How to Profit from the First Bubble of 2011
Five weeks into 2011, and investors are looking at their first bona fide bubble of 2011. All that money sloshing around global markets, led by the Federal Reserve’s massive easing policy, was bound to start igniting various speculative asset classes. Gold surely looked frothy in 2010, and in 2011, it’s copper that’s looking bubble-icious.
You have to take a 15-year look at copper prices to understand just how crazy the current market looks. For a decade up until 2005, copper usually traded for $75 to $100 a pound. That price reflected a nice equilibrium between supply and demand. It was also a period of steadily declining output of copper, as second-tier and third-tier mines were hard-pressed to make money.
China changed the whole dynamic. As its economy started to take off during the past decade, demand for copper, which is used in many industrial and construction applications, soared, pushing prices up above the $300 mark in 2006, 2007 and 2008.
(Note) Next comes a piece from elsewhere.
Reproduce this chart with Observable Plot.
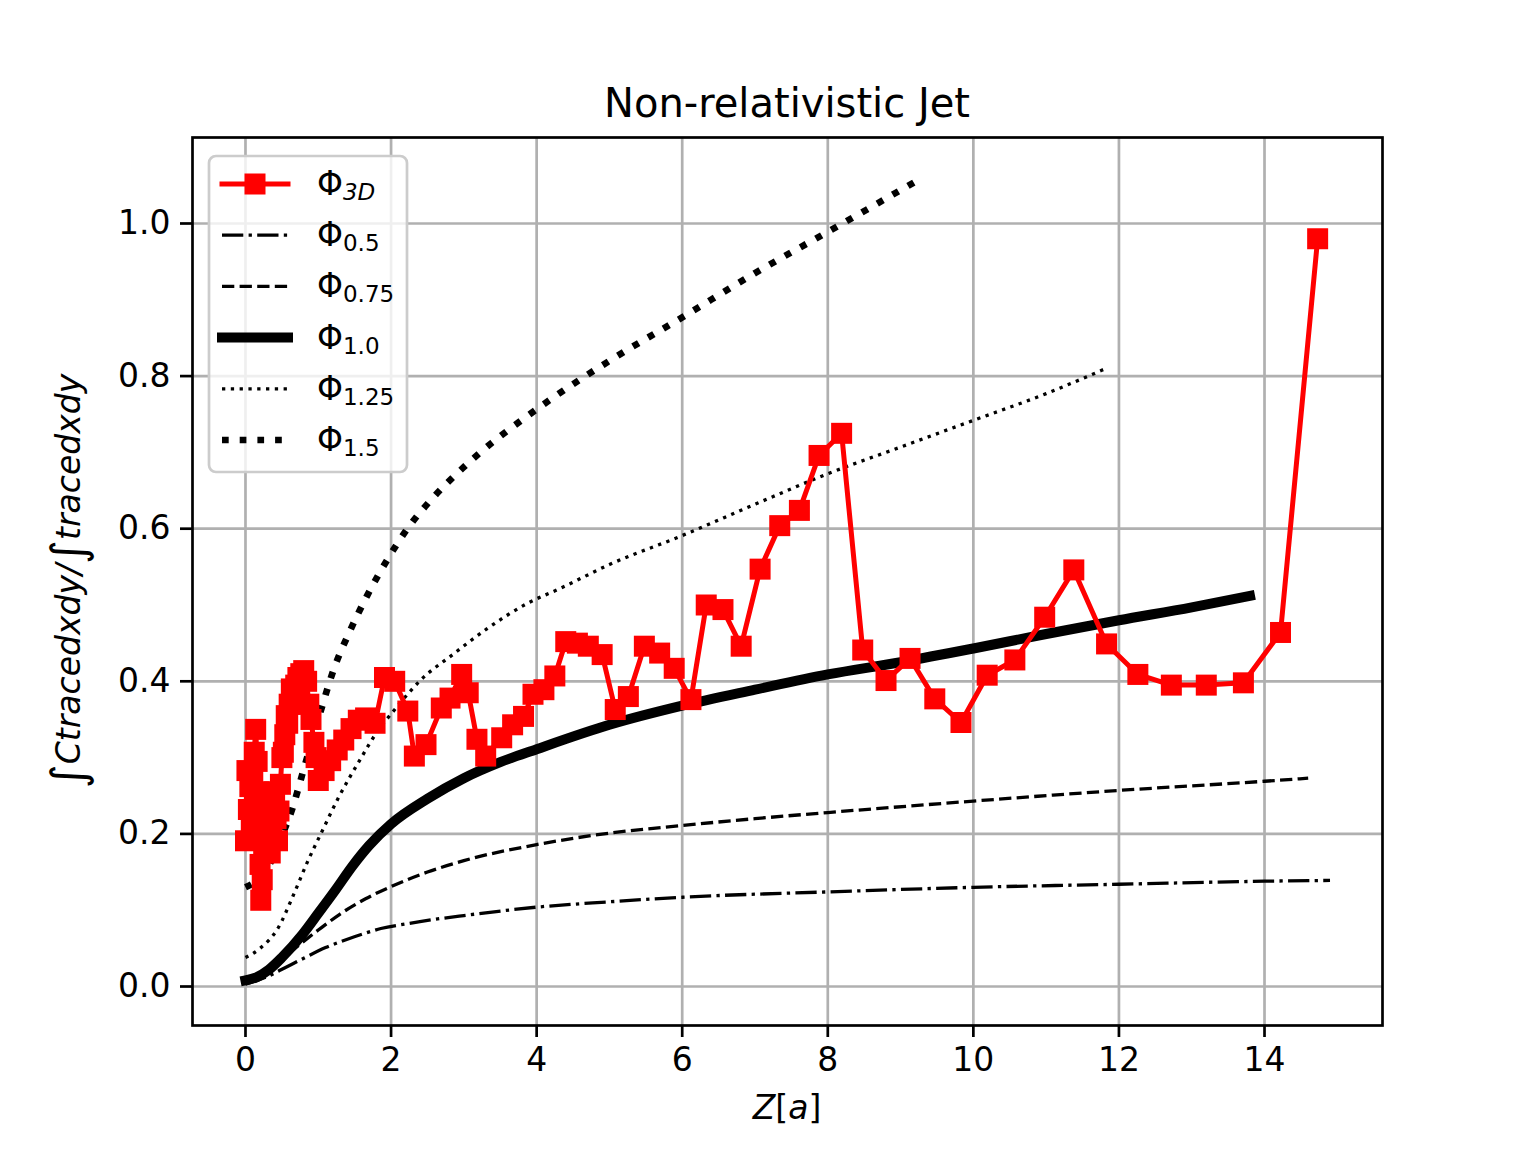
<!DOCTYPE html>
<html>
<head>
<meta charset="utf-8">
<script src="https://cdn.jsdelivr.net/npm/d3@7"></script>
<script src="https://cdn.jsdelivr.net/npm/@observablehq/plot@0.6"></script>
<style>
  body { margin: 0; background: #fff; }
  #chart { width: 1536px; height: 1152px; }
</style>
</head>
<body>
<div id="chart"></div>
<script>
// ---------- data ----------
const xTicks = [0, 2, 4, 6, 8, 10, 12, 14];
const yTicks = [0.0, 0.2, 0.4, 0.6, 0.8, 1.0];

// Phi_3D (simulation)
const z3D = [0.00, 0.02, 0.04, 0.06, 0.08, 0.10, 0.12, 0.14, 0.16, 0.18, 0.19, 0.20, 0.21, 0.23, 0.25, 0.26, 0.28, 0.30, 0.32, 0.34, 0.36, 0.38, 0.40, 0.42, 0.44, 0.46, 0.48, 0.50, 0.52, 0.54, 0.56, 0.58, 0.60, 0.63, 0.66, 0.69, 0.72, 0.76, 0.80, 0.84, 0.87, 0.90, 0.94, 0.97, 1.00,
  1.08, 1.17, 1.26, 1.35, 1.45, 1.55, 1.65, 1.78, 1.91, 2.05, 2.23, 2.32, 2.48, 2.69, 2.81, 2.97, 3.06, 3.18, 3.30, 3.52, 3.67, 3.82, 3.95, 4.10, 4.25, 4.40, 4.56, 4.71, 4.90, 5.08, 5.26, 5.48, 5.69, 5.89, 6.12, 6.33, 6.56, 6.81, 7.07, 7.34, 7.61, 7.88, 8.19, 8.48, 8.80, 9.13, 9.47, 9.83, 10.19, 10.57, 10.98, 11.38, 11.83, 12.26, 12.72, 13.20, 13.71, 14.22, 14.73];
const phi3D = [0.191, 0.283, 0.232, 0.262, 0.212, 0.275, 0.307, 0.337, 0.295, 0.255, 0.200, 0.160, 0.113, 0.140, 0.175, 0.215, 0.255, 0.230, 0.195, 0.175, 0.200, 0.228, 0.255, 0.220, 0.191, 0.230, 0.265, 0.300, 0.307, 0.330, 0.355, 0.345, 0.370, 0.390, 0.370, 0.395, 0.405, 0.410, 0.414, 0.400, 0.370, 0.350, 0.320, 0.300, 0.270,
  0.283, 0.296, 0.310, 0.323, 0.338, 0.349, 0.352, 0.345, 0.405, 0.400, 0.361, 0.302, 0.317, 0.365, 0.378, 0.409, 0.385, 0.324, 0.302, 0.326, 0.343, 0.354, 0.383, 0.389, 0.407, 0.452, 0.450, 0.446, 0.435, 0.363, 0.380, 0.446, 0.437, 0.417, 0.376, 0.500, 0.494, 0.446, 0.547, 0.604, 0.624, 0.696, 0.725, 0.441, 0.401, 0.430, 0.377, 0.346, 0.408, 0.428, 0.484, 0.546, 0.449, 0.409, 0.395, 0.395, 0.398, 0.464, 0.980];

// Phi_0.5 (dash-dot)
const z05 = [0, 0.3, 0.55, 0.8, 1.1, 1.4, 1.65, 1.86, 2.2, 2.6, 3, 4, 5, 6, 8, 10, 12, 14, 14.9];
const phi05 = [0.003, 0.013, 0.025, 0.037, 0.051, 0.062, 0.070, 0.076, 0.082, 0.088, 0.093, 0.104, 0.111, 0.117, 0.124, 0.130, 0.134, 0.138, 0.139];

// Phi_0.75 (dashed)
const z075 = [0, 0.3, 0.6, 1.0, 1.3, 1.65, 2.0, 2.5, 3, 4, 5, 6, 7, 8, 10, 12, 14, 14.6];
const phi075 = [0.005, 0.020, 0.044, 0.074, 0.095, 0.115, 0.131, 0.150, 0.165, 0.186, 0.201, 0.211, 0.220, 0.228, 0.243, 0.257, 0.269, 0.273];

// Phi_1.0 (thick solid)
const z10 = [0, 0.15, 0.32, 0.5, 0.78, 1.0, 1.24, 1.47, 1.7, 2.0, 2.5, 3, 3.5, 4, 5, 6, 7, 8, 9, 10, 11, 12, 13, 13.8];
const phi10 = [0.008, 0.012, 0.022, 0.038, 0.068, 0.096, 0.127, 0.158, 0.185, 0.213, 0.246, 0.273, 0.294, 0.311, 0.343, 0.368, 0.389, 0.409, 0.425, 0.443, 0.462, 0.480, 0.497, 0.512];

// Phi_1.25 (fine dotted)
const z125 = [0, 0.2, 0.45, 0.65, 0.85, 1.06, 1.28, 1.56, 1.81, 2.06, 2.4, 2.86, 3.32, 3.87, 4.33, 5, 6, 7, 8, 9, 10, 11, 11.82];
const phi125 = [0.038, 0.050, 0.077, 0.118, 0.163, 0.205, 0.248, 0.295, 0.334, 0.364, 0.401, 0.436, 0.469, 0.502, 0.522, 0.553, 0.591, 0.632, 0.672, 0.707, 0.742, 0.777, 0.810];

// Phi_1.5 (thick dotted)
const z15 = [0, 0.3, 0.52, 0.65, 0.78, 1.03, 1.21, 1.44, 1.67, 1.94, 2.24, 2.58, 2.98, 3.39, 3.82, 4.23, 5, 6, 7, 8, 9.26];
const phi15 = [0.130, 0.155, 0.202, 0.235, 0.278, 0.360, 0.415, 0.467, 0.512, 0.558, 0.602, 0.641, 0.679, 0.713, 0.744, 0.772, 0.820, 0.877, 0.935, 0.989, 1.058];

const toRows = (xs, ys) => xs.map((x, i) => ({x, y: ys[i]}));
const d3D = toRows(z3D, phi3D);
const d05 = toRows(z05, phi05);
const d075 = toRows(z075, phi075);
const d10 = toRows(z10, phi10);
const d125 = toRows(z125, phi125);
const d15 = toRows(z15, phi15);

const FONT = "DejaVu Sans";
const gridStyle = {stroke: "#b0b0b0", strokeOpacity: 1, strokeWidth: 2.7};

const plot = Plot.plot({
  width: 1536,
  height: 1152,
  marginLeft: 192,
  marginRight: 154,
  marginTop: 137,
  marginBottom: 127,
  style: {fontFamily: FONT, fontSize: "33px", background: "white", color: "black"},
  x: {domain: [-0.728, 15.621]},
  y: {domain: [-0.0511, 1.1127]},
  marks: [
    Plot.gridX(xTicks, gridStyle),
    Plot.gridY(yTicks, gridStyle),
    Plot.line(d05, {x: "x", y: "y", stroke: "black", strokeWidth: 3.3, strokeDasharray: "21.3,5.3,3.3,5.3", strokeLinecap: "butt", curve: "monotone-x"}),
    Plot.line(d075, {x: "x", y: "y", stroke: "black", strokeWidth: 3.3, strokeDasharray: "12.3,5.3", strokeLinecap: "butt", curve: "monotone-x"}),
    Plot.line(d10, {x: "x", y: "y", stroke: "black", strokeWidth: 10, strokeLinecap: "square", curve: "monotone-x"}),
    Plot.line(d125, {x: "x", y: "y", stroke: "black", strokeWidth: 3.3, strokeDasharray: "3.3,5.5", strokeLinecap: "butt", curve: "monotone-x"}),
    Plot.line(d15, {x: "x", y: "y", stroke: "black", strokeWidth: 6.7, strokeDasharray: "6.7,11", strokeLinecap: "butt", curve: "monotone-x"}),
    Plot.line(d3D, {x: "x", y: "y", stroke: "red", strokeWidth: 5, strokeLinejoin: "round", strokeLinecap: "square"}),
    Plot.dot(d3D, {x: "x", y: "y", symbol: "square", r: 11.85, fill: "red", stroke: "none"}),
    Plot.frame({stroke: "black", strokeWidth: 2.7}),
    Plot.axisX(xTicks, {tickSize: 12, tickPadding: 10, strokeWidth: 2.7, fontSize: 33, label: null, tickFormat: d => String(d)}),
    Plot.axisY(yTicks, {tickSize: 12, tickPadding: 10, strokeWidth: 2.7, fontSize: 33, label: null, tickFormat: d => d.toFixed(1)})
  ]
});

document.getElementById("chart").appendChild(plot);

// ---------- decorations (title, axis labels, legend) ----------
const svg = d3.select(plot);

svg.append("text")
  .attr("x", 787).attr("y", 117)
  .attr("text-anchor", "middle")
  .attr("font-family", FONT).attr("font-size", 40).attr("fill", "black")
  .text("Non-relativistic Jet");

const xl = svg.append("text")
  .attr("x", 787).attr("y", 1119)
  .attr("text-anchor", "middle")
  .attr("font-family", FONT).attr("font-size", 33).attr("fill", "black");
xl.append("tspan").attr("font-style", "italic").text("Z");
xl.append("tspan").text("[");
xl.append("tspan").attr("font-style", "italic").text("a");
xl.append("tspan").text("]");

const yl = svg.append("text")
  .attr("transform", "translate(80,581) rotate(-90)")
  .attr("text-anchor", "middle")
  .attr("font-family", FONT).attr("font-size", 33).attr("fill", "black");
yl.append("tspan").attr("font-size", 46).attr("dy", 4).text("∫");
yl.append("tspan").attr("font-style", "italic").attr("dy", -4).text("Ctracedxdy");
yl.append("tspan").attr("font-style", "italic").text("/");
yl.append("tspan").attr("font-size", 46).attr("dy", 4).text("∫");
yl.append("tspan").attr("font-style", "italic").attr("dy", -4).text("tracedxdy");

// legend
const lg = svg.append("g").attr("text-anchor", "start");
lg.append("rect")
  .attr("x", 209).attr("y", 156).attr("width", 198).attr("height", 316)
  .attr("rx", 7).attr("ry", 7)
  .attr("fill", "white").attr("fill-opacity", 0.8)
  .attr("stroke", "#cccccc").attr("stroke-width", 2.7);

const legendItems = [
  {sub: "3D", italic: true, stroke: "red", width: 5, dash: null, cap: "square", marker: true},
  {sub: "0.5", stroke: "black", width: 3.3, dash: "21.3,5.3,3.3,5.3", cap: "butt"},
  {sub: "0.75", stroke: "black", width: 3.3, dash: "12.3,5.3", cap: "butt"},
  {sub: "1.0", stroke: "black", width: 10, dash: null, cap: "square"},
  {sub: "1.25", stroke: "black", width: 3.3, dash: "3.3,5.5", cap: "butt"},
  {sub: "1.5", stroke: "black", width: 6.7, dash: "6.7,11", cap: "butt"}
];
const rowY0 = 184, rowStep = 51.2;
legendItems.forEach((it, i) => {
  const cy = rowY0 + i * rowStep;
  const ln = lg.append("line")
    .attr("x1", 222).attr("x2", 288).attr("y1", cy).attr("y2", cy)
    .attr("stroke", it.stroke).attr("stroke-width", it.width)
    .attr("stroke-linecap", it.cap);
  if (it.dash) ln.attr("stroke-dasharray", it.dash);
  if (it.marker) {
    lg.append("rect").attr("x", 255 - 10.5).attr("y", cy - 10.5)
      .attr("width", 21).attr("height", 21).attr("fill", "red");
  }
  const t = lg.append("text")
    .attr("x", 317).attr("y", cy + 11)
    .attr("text-anchor", "start")
    .attr("font-family", FONT).attr("font-size", 33).attr("fill", "black");
  t.append("tspan").text("Φ");
  const s = t.append("tspan").attr("font-size", 23).attr("dy", 5).text(it.sub);
  if (it.italic) s.attr("font-style", "italic");
});
</script>
</body>
</html>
Although copper prices eventually cooled, China learned its lesson. The next time copper prices took off, China would have ample supplies on hand to draw upon if necessary. And that’s precisely what’s happening now. China’s stockpiles of copper rose from 150,000 metric tons last July to more than 300,000 by the end of 2010, according to Scotia Capital. That’s just the officially cited figure of the Shanghai Futures exchange, which doesn’t account for copper that is warehoused outside of government-regulated sites. At some point, perhaps very soon, China’s stockpiles will be sufficient, and this key segment that drove demand in 2010 will fall off.
Demand destruction and supply stimulation
Make no mistake: $400 copper has a real impact on construction costs. When prices spiked back in 2007, many copper consumers looked for ways to replace the metal when possible. For example, plastics-based plumbing can be swapped for copper-based plumbing in certain applications. In other areas, aluminum can be swapped, and aluminum has not enjoyed the remarkable price run that copper has. Copper is also heavily used in air-conditioners, and manufacturers are now boosting prices to offset the spike. That may blunt some of the strong demand for air-conditioning units we’ve seen in China the past few years.
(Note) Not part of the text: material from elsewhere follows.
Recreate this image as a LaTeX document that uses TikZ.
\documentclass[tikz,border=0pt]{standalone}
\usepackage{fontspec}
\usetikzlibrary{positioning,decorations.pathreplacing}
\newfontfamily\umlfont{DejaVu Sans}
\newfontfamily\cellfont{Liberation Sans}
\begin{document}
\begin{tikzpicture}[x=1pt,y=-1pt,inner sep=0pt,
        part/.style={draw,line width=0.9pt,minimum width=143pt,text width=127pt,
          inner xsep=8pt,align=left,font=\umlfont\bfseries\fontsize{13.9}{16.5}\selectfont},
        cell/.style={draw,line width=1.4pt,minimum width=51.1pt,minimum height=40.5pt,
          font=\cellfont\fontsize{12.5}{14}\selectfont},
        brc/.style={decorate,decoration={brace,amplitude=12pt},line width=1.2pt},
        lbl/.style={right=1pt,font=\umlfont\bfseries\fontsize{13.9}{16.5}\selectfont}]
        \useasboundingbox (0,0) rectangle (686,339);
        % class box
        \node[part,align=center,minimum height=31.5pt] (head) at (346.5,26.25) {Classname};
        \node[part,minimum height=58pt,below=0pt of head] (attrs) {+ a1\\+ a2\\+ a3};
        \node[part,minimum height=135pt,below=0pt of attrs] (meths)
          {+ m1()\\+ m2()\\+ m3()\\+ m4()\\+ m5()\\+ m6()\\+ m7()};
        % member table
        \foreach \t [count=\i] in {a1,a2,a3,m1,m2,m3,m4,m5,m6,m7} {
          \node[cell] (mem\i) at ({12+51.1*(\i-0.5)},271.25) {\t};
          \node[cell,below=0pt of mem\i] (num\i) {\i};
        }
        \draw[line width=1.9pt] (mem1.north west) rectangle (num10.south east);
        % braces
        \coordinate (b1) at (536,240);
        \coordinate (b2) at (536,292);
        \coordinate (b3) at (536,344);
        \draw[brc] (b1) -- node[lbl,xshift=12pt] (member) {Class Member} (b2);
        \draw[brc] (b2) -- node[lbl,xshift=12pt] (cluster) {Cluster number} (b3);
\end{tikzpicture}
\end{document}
In addition to the China wildcard, $400 copper also alters the supply dynamic. As noted earlier, a number of mines were economically infeasible when the red metal was cheaper, but they would now be wildly profitable. As a result, plans for roughly a dozen new copper mines have been announced in the past six months. It will take several years for those mines to come online, so industry output may not materially rise for a few more years, but investors look well down the road in an industry like this.
The future market helps tell the story. Contracts to buy 1,000 pounds of copper for deliveries in the next nine months appear stable at around $460, but then steadily drop by about 15% during the next four years. As plans for re-started copper mines are announced in coming months, I suspect the futures prices could drop yet lower. Most analysts seem to avoid the topic, but Morningstar concisely sums up the looming problem for high-flying copper prices: “Major mining firms, prompted by today’s heady mix of record copper prices and incredibly cheap capital, will undertake dramatically more growth projects than previously expected,” wrote their analysts in a February 3 report.
What it means
For Freeport-McMoran (NYSE: FCX) and Southern Copper (Nasdaq: SCCO), the industry’s two largest publicly-traded players, this math implies that these companies are approaching the peak of their cycles.
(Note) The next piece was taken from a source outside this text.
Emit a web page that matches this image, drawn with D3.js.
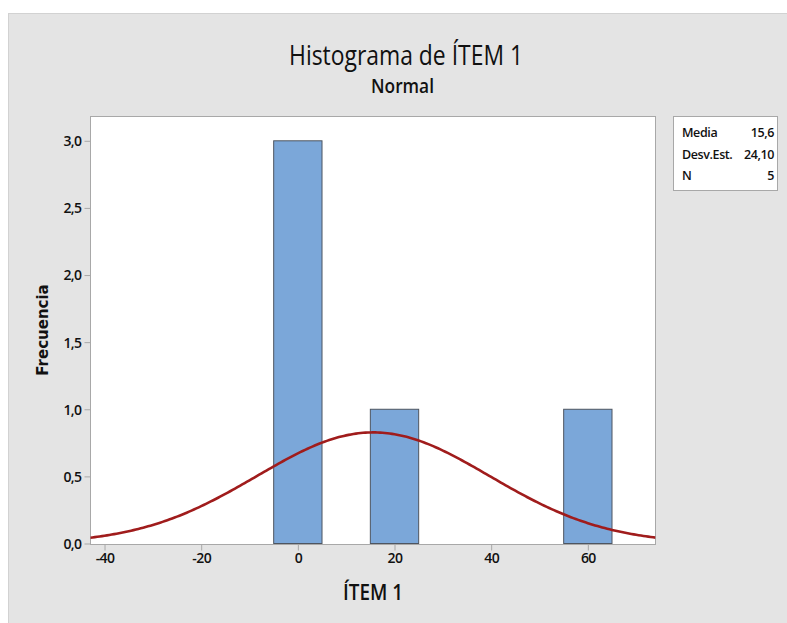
<!DOCTYPE html>
<html><head><meta charset="utf-8">
<script src="https://cdn.jsdelivr.net/npm/d3@7"></script>
<style>html,body{margin:0;padding:0;background:#fff;overflow:hidden}</style>
</head><body>
<svg id="c" width="787" height="623"></svg>
<script>
const binStarts = [-5, 5, 15, 25, 35, 45, 55];
const binWidth = 10;
const counts = [3, 0, 1, 0, 0, 0, 1];
const xTicks = [-40, -20, 0, 20, 40, 60];
const yTicks = [0, 0.5, 1, 1.5, 2, 2.5, 3];
const statLabels = ["Media", "Desv.Est.", "N"];
const statValues = ["15,6", "24,10", "5"];
const mean = 15.6, sd = 24.10, n = 5;

const svg = d3.select("#c");
const font = "'Open Sans', sans-serif";
svg.append("rect").attr("x", 8.5).attr("y", 13.5).attr("width", 790).attr("height", 620)
  .attr("fill", "#e4e4e4").attr("stroke", "#d2d2d2");

const L = 90.5, R = 655.5, T = 116.5, B = 544.5;
const x = d3.scaleLinear().domain([-42.9, 74]).range([L, R]);
const y = d3.scaleLinear().domain([0, 3]).range([543.5, 140.8]);

svg.append("rect").attr("x", L).attr("y", T).attr("width", R - L).attr("height", B - T)
  .attr("fill", "#fff").attr("stroke", "#a8a8a8");

svg.append("clipPath").attr("id", "clp").append("rect")
  .attr("x", L).attr("y", T).attr("width", R - L).attr("height", B - T);

// bars
svg.append("g").selectAll("rect").data(binStarts).join("rect")
  .attr("x", d => x(d)).attr("width", d => x(d + binWidth) - x(d))
  .attr("y", (d, i) => y(counts[i])).attr("height", (d, i) => y(0) - y(counts[i]))
  .attr("fill", "#7ba7d9").attr("stroke", "#4e5560").attr("stroke-width", 1);

// fitted normal curve from the stated mean / sd / N
const scale = n * binWidth / (sd * Math.sqrt(2 * Math.PI));
const pts = d3.range(-43, 74.5, 0.5).map(v => [v, scale * Math.exp(-0.5 * ((v - mean) / sd) ** 2)]);
svg.append("path").datum(pts).attr("clip-path", "url(#clp)")
  .attr("d", d3.line().x(d => x(d[0])).y(d => y(d[1])))
  .attr("fill", "none").attr("stroke", "#a01c1c").attr("stroke-width", 2.6);

// axes
const fmt = d => d3.format(".1f")(d).replace(".", ",");
const xa = svg.append("g").attr("transform", `translate(0,${B})`)
  .call(d3.axisBottom(x).tickValues(xTicks).tickSize(6).tickSizeOuter(0).tickPadding(3).tickFormat(d => d));
const ya = svg.append("g").attr("transform", `translate(${L},0)`)
  .call(d3.axisLeft(y).tickValues(yTicks).tickSize(6).tickSizeOuter(0).tickPadding(3).tickFormat(fmt));
[xa, ya].forEach(a => {
  a.select(".domain").remove();
  a.selectAll(".tick line").attr("stroke", "#a8a8a8");
  a.selectAll(".tick text").attr("fill", "#111").style("font-family", font)
    .style("font-size", "14px").style("font-weight", 600).attr("letter-spacing", "-0.6px");
});
ya.selectAll(".tick text").attr("dy", "0.35em");

// titles
svg.append("text").attr("x", 406).attr("y", 65).attr("text-anchor", "middle")
  .attr("textLength", 234).attr("lengthAdjust", "spacingAndGlyphs")
  .style("font-family", font).style("font-size", "27px").style("font-weight", 500).attr("fill", "#111").text("Histograma de ÍTEM 1");
svg.append("text").attr("x", 402.5).attr("y", 93).attr("text-anchor", "middle")
  .attr("textLength", 63).attr("lengthAdjust", "spacingAndGlyphs")
  .style("font-family", font).style("font-size", "19px").style("font-weight", 600).attr("fill", "#111").text("Normal");
svg.append("text").attr("x", 373).attr("y", 600).attr("text-anchor", "middle")
  .attr("textLength", 60).attr("lengthAdjust", "spacingAndGlyphs")
  .style("font-family", font).style("font-size", "21px").style("font-weight", 600).attr("fill", "#111").text("ÍTEM 1");
svg.append("text").attr("transform", "translate(48,330) rotate(-90)").attr("text-anchor", "middle")
  .style("font-family", "'DejaVu Sans', sans-serif").style("font-size", "15px").style("font-weight", "bold")
  .attr("fill", "#111").text("Frecuencia");

// stats box
const sb = svg.append("g");
sb.append("rect").attr("x", 673.5).attr("y", 116.5).attr("width", 104).attr("height", 74)
  .attr("fill", "#fff").attr("stroke", "#a8a8a8");
statLabels.forEach((s, i) => {
  sb.append("text").attr("x", 682).attr("y", 137 + i * 21.5)
    .style("font-family", font).style("font-size", "12.5px").style("font-weight", 600)
    .attr("letter-spacing", "-0.4px").attr("fill", "#111").text(s);
  sb.append("text").attr("x", 774).attr("y", 137 + i * 21.5).attr("text-anchor", "end")
    .style("font-family", font).style("font-size", "12.5px").style("font-weight", 600)
    .attr("letter-spacing", "-0.4px").attr("fill", "#111").text(statValues[i]);
});
</script>
</body></html>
Using Freeport as an example, both sales and EBITDA are expected to hit a cyclical peak in 2012 and then fall about 10% in 2013, according to Citigroup. Yet the company’s ever-soaring stock seems to be ignoring that drop-off. Shares trade for about nine times projected 2012 earnings. Yet in past cycles, the stock has traded for around seven times peak earnings (and fell as low as 3.5 projected times earnings in 2008).
Looked at another way, Freeport just earned $2.32 a share in 2010, the first time the company has ever earned more than $2 a share in its history (split-adjusted). Strip out the strong 2010 and the dismal 2008, and Freeport has earned an average of $0.91 a share during a seven-year stretch. (Shares trade for more than 60 times “normalized” earnings.) Analysts think earnings will be an eye-popping $6.50 a share this year. But to use the $6.50 forecast as a “new normal” completely ignores the supply and demand dynamics of this industry. Copper is in a bubble, and so are shares of Freeport.
Shares of Southern Copper also look extremely pricey. Morningstar, which generally had a positive review of the company, believes it should trade at seven times EBITDA, or $25 — well below the current $46 share price. UBS sees shares falling to $33, predicting that copper prices will fall back to $2.50 a pound by 2015.
Action to Take –> Copper is scorching hot, and momentum investors are marking solid gains as the metal’s price continues to surge. But if you hold either of these stocks, I wouldn’t risk holding these shares any longer.
A deeper look at the supply-and-demand dynamics should be of real concern. The bubble could keep going for a while longer — a key concern for shorts, but if you’ve got a 12-18 month time horizon, you should short this bubble.